In the news…

China is going to build an 8 billion dollar oil refinery in Nigeria. It is the first of 3 refineries that comprise a $23bn agreement between NNPC and CSCEC. Nigeria’s state oil company, NNPC, will cover 20% of the cost while the state of Lagos will provide the land. The China State Construction Engineering Corporation, CSCEC, will cover the additional 80% of the cost. Nigeria already has 4 oil refineries but they are run very poorly and are estimated to be operating at only 40% capacity. Due to this inefficiency, Nigeria has to import some refined oil.

China’s dependence on energy (especially in the form of fossil fuels) is increasing dramatically and will continue in a strong upward trend. New power plants will be built, and more energy will be expended. One of the most obvious indicators of the trend for increased fuel demand is the automobile market.

In the past year, China’s car market expanded by almost 40%. Contrast that to the U.S. where new car sales plunged more than 20 percent in 2009 to a 27-year low of 10.43 million vehicles, less than the 12.23 million sold in China during January-November, making the Asian giant the world’s largest car market for the first time. Since the year 2002, about 50% of all motor vehicles in China have been purchased by individuals instead of large corporations or the government previously. As incomes increase, the high annual growth rate of private ownership is expected to accelerate. A new generation of young adults is emerging in China. This generation demands higher wages, better working conditions, and new material possessions.

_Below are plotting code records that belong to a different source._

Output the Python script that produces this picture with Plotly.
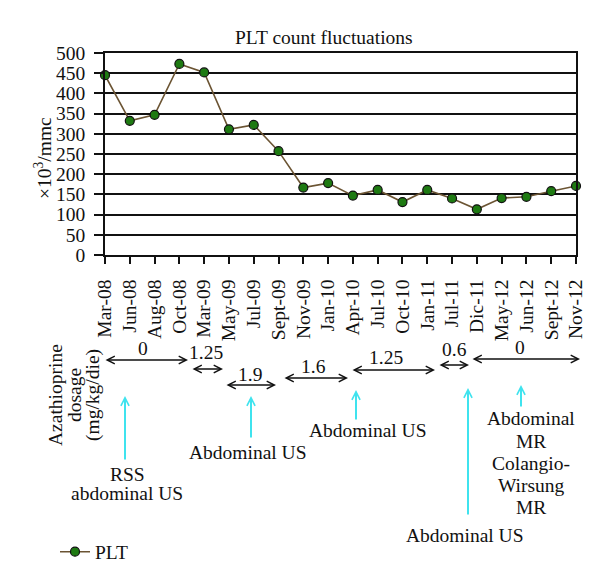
import plotly.graph_objects as go

# ---- data ----
months = ["Mar-08", "Jun-08", "Aug-08", "Oct-08", "Mar-09", "May-09", "Jul-09", "Sept-09",
          "Nov-09", "Jan-10", "Apr-10", "Jul-10", "Oct-10", "Jan-11", "Jul-11", "Dic-11",
          "May-12", "Jun-12", "Sept-12", "Nov-12"]
plt_values = [445, 332, 347, 473, 452, 311, 322, 257, 167, 178, 147, 161, 131, 161,
              140, 113, 141, 144, 158, 171]
dosage_values = ["0", "1.25", "1.9", "1.6", "1.25", "0.6", "0"]
exam_labels = [["RSS", "abdominal US"], ["Abdominal US"], ["Abdominal US"], ["Abdominal US"],
               ["Abdominal", "MR", "Colangio-", "Wirsung", "MR"]]
y_ticks = list(range(0, 501, 50))

# ---- layout geometry (pixels) ----
L, T, W, H = 97, 45, 471, 202
FONT = "Liberation Serif"
FS = 19.5


def px(xp):
    return (xp - L) / W


def py(yp):
    return (T + H - yp) / H


# dosage arrows: (x0, x1, y_line, label_x, label_y)
dose_geom = [(96, 180, 352, 135, 340), (183, 215, 361, 198, 344), (217, 268, 377, 242, 366),
             (275, 340, 370, 305, 358), (343, 427, 362, 378, 349), (430, 461, 357, 446, 341),
             (463, 572, 351, 512, 339)]
# exam arrows: (x, y_top, y_bottom, text_x, [text_y per line])
exam_geom = [(117, 388, 453, 119, [466, 485]), (243, 388, 431, 240, [444]),
             (348, 382, 413, 360, [422]), (460, 380, 508, 457, [527]),
             (513, 377, 400, 523, [410, 433, 455, 478, 500])]

fig = go.Figure()
fig.add_trace(go.Scatter(
    x=months, y=plt_values, mode="lines+markers", name="PLT",
    line=dict(color="#6b5433", width=1.6),
    marker=dict(size=9, color="#1e7a12", line=dict(color="#111111", width=1.2)),
    cliponaxis=False,
))

ann = []
for lab, (x0, x1, yl, lx, ly) in zip(dosage_values, dose_geom):
    ann.append(dict(xref="paper", yref="paper", x=px(x1), y=py(yl), ax=-(x1 - x0), ay=0,
                    axref="pixel", ayref="pixel", text="", showarrow=True,
                    arrowside="end+start", arrowhead=5, startarrowhead=5,
                    arrowsize=1.0, startarrowsize=1.0, arrowwidth=1.5, arrowcolor="#111111",
                    standoff=0, startstandoff=0))
    ann.append(dict(xref="paper", yref="paper", x=px(lx), y=py(ly), text=lab, showarrow=False,
                    xanchor="center", yanchor="middle", font=dict(family=FONT, size=FS, color="#111111")))

for lines, (xa, yt, yb, tx, tys) in zip(exam_labels, exam_geom):
    ann.append(dict(xref="paper", yref="paper", x=px(xa), y=py(yt), ax=0, ay=yb - yt,
                    axref="pixel", ayref="pixel", text="", showarrow=True,
                    arrowhead=5, arrowsize=0.8, arrowwidth=2, arrowcolor="#3fe3ee", standoff=0))
    for line, ty in zip(lines, tys):
        ann.append(dict(xref="paper", yref="paper", x=px(tx), y=py(ty), text=line, showarrow=False,
                        xanchor="center", yanchor="middle", font=dict(family=FONT, size=FS, color="#111111")))

for line, xx in zip(["Azathioprine", "dosage", "(mg/kg/die)"], [47, 66, 85]):
    ann.append(dict(xref="paper", yref="paper", x=px(xx), y=py(387), text=line, showarrow=False,
                    textangle=-90, xanchor="center", yanchor="middle",
                    font=dict(family=FONT, size=FS, color="#111111")))

ann.append(dict(xref="paper", yref="paper", x=px(35), y=py(150), text="×10<sup>3</sup>/mmc",
                showarrow=False, textangle=-90, xanchor="center", yanchor="middle",
                font=dict(family=FONT, size=FS, color="#111111")))
ann.append(dict(xref="paper", yref="paper", x=px(316), y=py(30), text="PLT count fluctuations",
                showarrow=False, xanchor="center", yanchor="middle",
                font=dict(family=FONT, size=FS, color="#111111")))

fig.update_layout(
    width=600, height=578,
    margin=dict(l=L, r=600 - L - W, t=T, b=578 - T - H, pad=0),
    paper_bgcolor="white", plot_bgcolor="white",
    font=dict(family=FONT, size=FS, color="#111111"),
    showlegend=True,
    legend=dict(x=px(47), y=py(544), xanchor="left", yanchor="middle",
                font=dict(family=FONT, size=FS, color="#111111"), bgcolor="rgba(0,0,0,0)"),
    annotations=ann,
    xaxis=dict(type="category", range=[0, len(months) - 1], showgrid=False,
               showline=True, linecolor="#111111", linewidth=1.5, mirror=True,
               ticks="outside", ticklen=7, tickwidth=1.5, tickcolor="#111111",
               tickangle=-90, ticklabelstandoff=8, tickfont=dict(family=FONT, size=FS)),
    yaxis=dict(range=[0, 500], tickvals=y_ticks, showgrid=True, gridcolor="#111111", gridwidth=1.5,
               showline=True, linecolor="#111111", linewidth=1.5, mirror=True, zeroline=False,
               ticks="outside", ticklen=9, tickwidth=1.5, tickcolor="#111111",
               ticklabelstandoff=5, tickfont=dict(family=FONT, size=FS)),
)

fig.write_html("out.html")
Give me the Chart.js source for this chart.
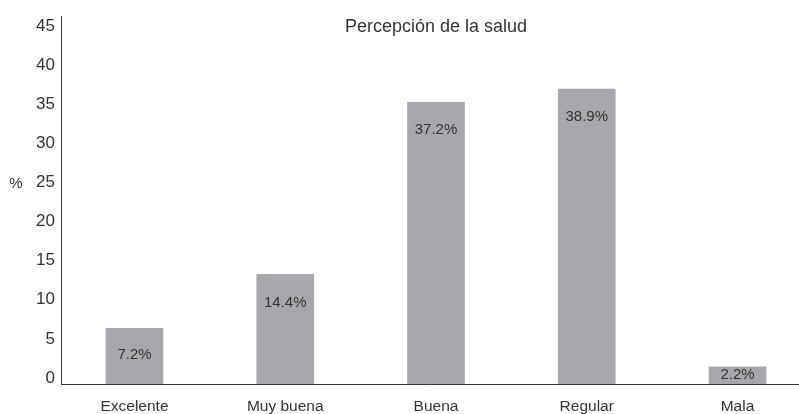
<!DOCTYPE html>
<html>
<head>
<meta charset="utf-8">
<script src="https://cdn.jsdelivr.net/npm/chart.js@4"></script>
<style>
  html, body { margin: 0; padding: 0; background: #fff; overflow: hidden; }
  #wrap { width: 799px; height: 414px; position: relative; }
</style>
</head>
<body>
<div id="wrap"><canvas id="saludChart"></canvas></div>
<script>
// Data
const categorias = ['Excelente', 'Muy buena', 'Buena', 'Regular', 'Mala'];
const alturas = [7.1, 14.0, 36.0, 37.7, 2.2];          // bar heights as drawn
const etiquetas = ['7.2%', '14.4%', '37.2%', '38.9%', '2.2%']; // printed values
const tituloGrafico = 'Percepción de la salud';
const unidadY = '%';

const textColor = '#333333';
const fontFam = '"Liberation Sans", Arial, sans-serif';

// Title, "%" label and the value labels inside the bars
const textosPlugin = {
    id: 'textos',
    afterDatasetsDraw(chart) {
        const c = chart.ctx;
        const area = chart.chartArea;
        const yScale = chart.scales.y;
        c.save();
        c.fillStyle = textColor;
        c.textAlign = 'center';
        c.textBaseline = 'middle';

        c.font = '18px ' + fontFam;
        c.fillText(tituloGrafico, (area.left + area.right) / 2 + 6, area.top + 11);

        c.font = '15px ' + fontFam;
        c.fillText(unidadY, 16, yScale.getPixelForValue(25) - 5);

        const meta = chart.getDatasetMeta(0);
        meta.data.forEach((bar, i) => {
            const mid = (bar.y + bar.base) / 2 - 1;
            const y = Math.min(bar.y + 28, mid);
            c.fillText(etiquetas[i], bar.x, y);
        });
        c.restore();
    }
};

const ctx = document.getElementById('saludChart').getContext('2d');

new Chart(ctx, {
    type: 'bar',
    data: {
        datasets: [{
            data: alturas.map((v, i) => ({ x: i, y: v })),
            backgroundColor: '#a7a8ab',
            borderWidth: 0,
            barThickness: 57
        }]
    },
    options: {
        responsive: true,
        maintainAspectRatio: false,
        animation: false,
        layout: { padding: { top: 14, right: 0, left: 0, bottom: 0 } },
        plugins: {
            legend: { display: false },
            tooltip: { enabled: false }
        },
        scales: {
            x: {
                type: 'linear',
                offset: false,
                min: -0.4876,
                max: 4.408,
                grid: { display: false, drawTicks: false, offset: false },
                border: { display: true, color: '#3a3a3a', width: 1 },
                ticks: {
                    stepSize: 1,
                    includeBounds: false,
                    autoSkip: false,
                    maxRotation: 0,
                    padding: 13,
                    color: textColor,
                    font: { family: fontFam, size: 15.5 },
                    callback: (v) => categorias[v] !== undefined && Number.isInteger(v) ? categorias[v] : ''
                },
                afterFit(scale) { scale.height = 30; }
            },
            y: {
                min: 0,
                max: 47,
                grid: { display: false, drawTicks: false },
                border: { display: true, color: '#3a3a3a', width: 1 },
                ticks: {
                    stepSize: 5,
                    includeBounds: false,
                    padding: 6,
                    labelOffset: -6,
                    color: textColor,
                    font: { family: fontFam, size: 17 }
                },
                afterFit(scale) { scale.width = 61; }
            }
        }
    },
    plugins: [textosPlugin]
});
</script>
</body>
</html>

However the Chinese government is taking steps to slow inflation, curb overspending, and control the economy. China’s economy expanded 11.9 percent in the first quarter. China International Capital Corp. has said that it expects growth to slow to 7.5 percent by the fourth quarter.

More cars mean more fossil fuels. Therefore along with this comes an increased demand for energy, particularly in the form of fossil fuels, which is still the cheapest form of energy available. Moreover it appears the Chinese government is taking steps to obtain that oil independently, even if that means teaming up with Nigeria.